Exactly retype the lines from the one containing "Clone this chart in D3.js." through the one containing "const stack = d3.stack().keys(seriesNames)(table);"; both ends count, pictures do not.
>>>
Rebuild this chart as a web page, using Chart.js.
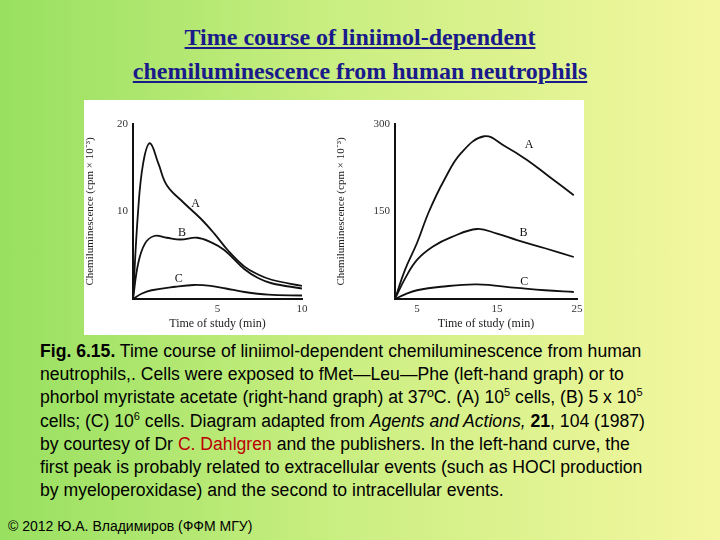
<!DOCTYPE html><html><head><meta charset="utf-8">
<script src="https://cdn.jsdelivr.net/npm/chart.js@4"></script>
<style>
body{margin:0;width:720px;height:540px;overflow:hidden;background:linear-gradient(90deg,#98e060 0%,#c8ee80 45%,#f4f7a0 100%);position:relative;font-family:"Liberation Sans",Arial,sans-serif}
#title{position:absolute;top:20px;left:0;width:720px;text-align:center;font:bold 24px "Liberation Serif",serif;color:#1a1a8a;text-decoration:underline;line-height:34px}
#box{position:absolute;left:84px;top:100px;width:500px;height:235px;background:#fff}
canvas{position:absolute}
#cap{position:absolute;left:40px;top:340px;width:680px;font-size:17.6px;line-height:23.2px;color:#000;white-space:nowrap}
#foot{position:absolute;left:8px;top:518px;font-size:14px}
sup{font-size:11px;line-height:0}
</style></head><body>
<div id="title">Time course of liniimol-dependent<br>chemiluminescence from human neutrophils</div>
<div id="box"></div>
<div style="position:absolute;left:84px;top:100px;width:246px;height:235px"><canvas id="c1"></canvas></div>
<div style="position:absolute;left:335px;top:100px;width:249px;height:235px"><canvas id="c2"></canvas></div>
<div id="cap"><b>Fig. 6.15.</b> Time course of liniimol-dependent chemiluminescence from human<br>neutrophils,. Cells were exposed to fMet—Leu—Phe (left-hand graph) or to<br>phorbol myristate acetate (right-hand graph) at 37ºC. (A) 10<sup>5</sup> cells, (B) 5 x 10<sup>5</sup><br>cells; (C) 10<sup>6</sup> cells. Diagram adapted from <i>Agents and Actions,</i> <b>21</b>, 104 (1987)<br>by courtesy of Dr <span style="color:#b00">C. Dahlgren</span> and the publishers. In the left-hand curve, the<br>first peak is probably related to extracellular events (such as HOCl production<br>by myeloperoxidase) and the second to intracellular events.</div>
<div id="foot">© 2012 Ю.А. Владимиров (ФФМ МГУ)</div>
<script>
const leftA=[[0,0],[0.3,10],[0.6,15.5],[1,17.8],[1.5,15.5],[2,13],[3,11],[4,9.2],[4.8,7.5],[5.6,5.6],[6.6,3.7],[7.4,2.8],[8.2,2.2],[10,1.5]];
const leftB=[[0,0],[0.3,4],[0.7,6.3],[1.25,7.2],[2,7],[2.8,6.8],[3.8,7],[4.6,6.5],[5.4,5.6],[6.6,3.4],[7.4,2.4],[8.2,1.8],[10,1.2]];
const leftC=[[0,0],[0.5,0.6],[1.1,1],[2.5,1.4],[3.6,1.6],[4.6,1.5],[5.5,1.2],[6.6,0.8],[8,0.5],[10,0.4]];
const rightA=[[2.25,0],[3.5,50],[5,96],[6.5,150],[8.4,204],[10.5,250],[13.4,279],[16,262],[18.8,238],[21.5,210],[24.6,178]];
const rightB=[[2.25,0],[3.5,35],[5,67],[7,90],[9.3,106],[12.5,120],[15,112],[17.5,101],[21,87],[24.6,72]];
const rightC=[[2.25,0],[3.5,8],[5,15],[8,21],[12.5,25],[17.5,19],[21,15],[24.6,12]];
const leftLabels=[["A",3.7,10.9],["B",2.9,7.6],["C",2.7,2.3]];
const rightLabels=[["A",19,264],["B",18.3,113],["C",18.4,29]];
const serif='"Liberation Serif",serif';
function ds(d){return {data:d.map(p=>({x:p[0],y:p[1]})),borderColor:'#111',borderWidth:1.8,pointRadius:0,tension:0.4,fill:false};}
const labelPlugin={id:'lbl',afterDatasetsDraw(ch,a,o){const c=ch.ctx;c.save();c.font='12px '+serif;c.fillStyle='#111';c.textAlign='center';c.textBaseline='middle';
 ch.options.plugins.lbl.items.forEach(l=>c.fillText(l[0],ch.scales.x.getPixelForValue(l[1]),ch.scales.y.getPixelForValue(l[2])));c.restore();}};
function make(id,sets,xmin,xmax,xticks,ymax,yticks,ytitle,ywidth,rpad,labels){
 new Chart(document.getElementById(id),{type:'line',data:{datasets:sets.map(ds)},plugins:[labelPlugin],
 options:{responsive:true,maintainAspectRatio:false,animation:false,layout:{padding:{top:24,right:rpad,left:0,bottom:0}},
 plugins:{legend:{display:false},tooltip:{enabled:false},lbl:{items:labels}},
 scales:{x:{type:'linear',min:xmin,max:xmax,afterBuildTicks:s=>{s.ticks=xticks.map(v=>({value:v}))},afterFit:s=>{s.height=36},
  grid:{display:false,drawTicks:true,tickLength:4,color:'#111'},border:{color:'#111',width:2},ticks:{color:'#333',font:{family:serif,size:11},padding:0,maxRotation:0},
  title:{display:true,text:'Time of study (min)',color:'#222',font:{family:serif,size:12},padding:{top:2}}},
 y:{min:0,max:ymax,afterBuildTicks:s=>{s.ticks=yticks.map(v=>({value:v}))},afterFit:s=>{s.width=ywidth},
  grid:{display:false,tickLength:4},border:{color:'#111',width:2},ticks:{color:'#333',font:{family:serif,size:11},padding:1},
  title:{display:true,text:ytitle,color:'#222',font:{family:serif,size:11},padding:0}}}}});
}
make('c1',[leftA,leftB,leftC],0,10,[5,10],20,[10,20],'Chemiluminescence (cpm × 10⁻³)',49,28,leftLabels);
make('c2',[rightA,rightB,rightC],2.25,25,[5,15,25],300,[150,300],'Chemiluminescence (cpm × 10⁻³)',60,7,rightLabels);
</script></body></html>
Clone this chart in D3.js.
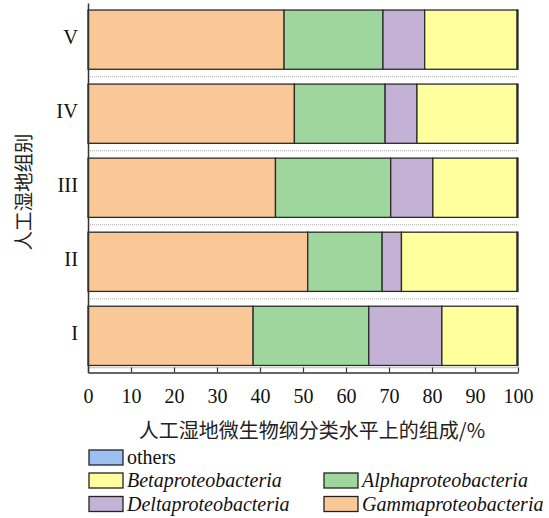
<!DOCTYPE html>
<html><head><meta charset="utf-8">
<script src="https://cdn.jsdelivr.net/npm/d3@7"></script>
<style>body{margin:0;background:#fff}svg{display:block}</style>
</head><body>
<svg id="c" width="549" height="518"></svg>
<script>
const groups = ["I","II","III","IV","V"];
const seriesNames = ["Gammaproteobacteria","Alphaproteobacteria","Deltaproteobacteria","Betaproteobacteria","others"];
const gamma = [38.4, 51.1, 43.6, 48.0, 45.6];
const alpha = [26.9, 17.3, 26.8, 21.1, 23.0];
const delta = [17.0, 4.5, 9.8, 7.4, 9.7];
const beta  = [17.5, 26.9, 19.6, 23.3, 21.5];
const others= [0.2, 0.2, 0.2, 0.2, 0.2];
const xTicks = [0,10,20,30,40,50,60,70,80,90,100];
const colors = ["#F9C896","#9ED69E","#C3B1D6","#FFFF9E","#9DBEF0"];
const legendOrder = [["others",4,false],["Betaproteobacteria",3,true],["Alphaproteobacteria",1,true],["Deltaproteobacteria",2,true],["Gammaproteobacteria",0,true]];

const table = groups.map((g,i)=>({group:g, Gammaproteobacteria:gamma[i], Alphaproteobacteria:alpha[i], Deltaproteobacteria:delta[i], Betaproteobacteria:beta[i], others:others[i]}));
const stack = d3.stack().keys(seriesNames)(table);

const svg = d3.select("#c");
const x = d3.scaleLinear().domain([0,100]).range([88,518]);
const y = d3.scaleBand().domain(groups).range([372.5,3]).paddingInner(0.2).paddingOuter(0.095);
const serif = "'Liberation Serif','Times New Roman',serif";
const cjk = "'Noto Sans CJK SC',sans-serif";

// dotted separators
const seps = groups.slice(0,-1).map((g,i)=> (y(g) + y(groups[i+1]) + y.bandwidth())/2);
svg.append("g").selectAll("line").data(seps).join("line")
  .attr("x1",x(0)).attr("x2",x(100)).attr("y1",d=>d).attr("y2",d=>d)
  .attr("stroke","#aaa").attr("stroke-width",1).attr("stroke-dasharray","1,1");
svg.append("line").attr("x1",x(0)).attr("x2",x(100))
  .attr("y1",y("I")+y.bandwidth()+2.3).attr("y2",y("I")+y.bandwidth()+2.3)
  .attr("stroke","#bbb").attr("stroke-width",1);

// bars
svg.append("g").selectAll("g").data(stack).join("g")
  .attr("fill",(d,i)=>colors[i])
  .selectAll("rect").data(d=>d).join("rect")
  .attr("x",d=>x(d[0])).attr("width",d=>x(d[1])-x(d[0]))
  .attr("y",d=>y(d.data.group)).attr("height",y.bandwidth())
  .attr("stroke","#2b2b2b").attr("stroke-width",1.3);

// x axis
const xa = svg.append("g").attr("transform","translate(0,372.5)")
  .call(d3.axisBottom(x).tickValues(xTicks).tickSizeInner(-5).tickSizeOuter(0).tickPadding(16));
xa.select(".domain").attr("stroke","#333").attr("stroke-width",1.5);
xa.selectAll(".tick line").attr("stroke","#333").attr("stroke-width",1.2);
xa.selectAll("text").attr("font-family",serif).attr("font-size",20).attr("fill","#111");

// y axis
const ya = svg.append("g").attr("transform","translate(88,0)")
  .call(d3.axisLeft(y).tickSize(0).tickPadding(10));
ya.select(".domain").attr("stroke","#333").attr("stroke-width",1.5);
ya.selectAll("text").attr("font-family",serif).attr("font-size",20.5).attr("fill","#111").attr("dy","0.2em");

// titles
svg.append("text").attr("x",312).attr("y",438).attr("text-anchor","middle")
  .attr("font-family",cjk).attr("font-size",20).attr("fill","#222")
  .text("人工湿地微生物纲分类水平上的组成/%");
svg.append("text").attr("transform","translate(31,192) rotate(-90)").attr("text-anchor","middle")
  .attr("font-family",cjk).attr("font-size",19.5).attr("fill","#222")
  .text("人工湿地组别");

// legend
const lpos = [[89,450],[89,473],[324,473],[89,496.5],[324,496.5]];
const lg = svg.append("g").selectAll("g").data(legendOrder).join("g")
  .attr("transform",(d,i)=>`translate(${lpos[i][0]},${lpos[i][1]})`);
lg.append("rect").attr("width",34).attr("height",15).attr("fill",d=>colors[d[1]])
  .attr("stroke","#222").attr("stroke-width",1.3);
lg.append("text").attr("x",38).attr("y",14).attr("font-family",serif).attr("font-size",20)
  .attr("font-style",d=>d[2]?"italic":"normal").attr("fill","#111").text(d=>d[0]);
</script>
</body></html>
<<<
Exercise answer:
Clone this chart in D3.js.
<!DOCTYPE html>
<html><head><meta charset="utf-8">
<script src="https://cdn.jsdelivr.net/npm/d3@7"></script>
<style>body{margin:0;background:#fff}svg{display:block}</style>
</head><body>
<svg id="c" width="549" height="518"></svg>
<script>
const groups = ["I","II","III","IV","V"];
const seriesNames = ["Gammaproteobacteria","Alphaproteobacteria","Deltaproteobacteria","Betaproteobacteria","others"];
const gamma = [38.4, 51.1, 43.6, 48.0, 45.6];
const alpha = [26.9, 17.3, 26.8, 21.1, 23.0];
const delta = [17.0, 4.5, 9.8, 7.4, 9.7];
const beta  = [17.5, 26.9, 19.6, 23.3, 21.5];
const others= [0.2, 0.2, 0.2, 0.2, 0.2];
const xTicks = [0,10,20,30,40,50,60,70,80,90,100];
const colors = ["#F9C896","#9ED69E","#C3B1D6","#FFFF9E","#9DBEF0"];
const legendOrder = [["others",4,false],["Betaproteobacteria",3,true],["Alphaproteobacteria",1,true],["Deltaproteobacteria",2,true],["Gammaproteobacteria",0,true]];

const table = groups.map((g,i)=>({group:g, Gammaproteobacteria:gamma[i], Alphaproteobacteria:alpha[i], Deltaproteobacteria:delta[i], Betaproteobacteria:beta[i], others:others[i]}));
const stack = d3.stack().keys(seriesNames)(table);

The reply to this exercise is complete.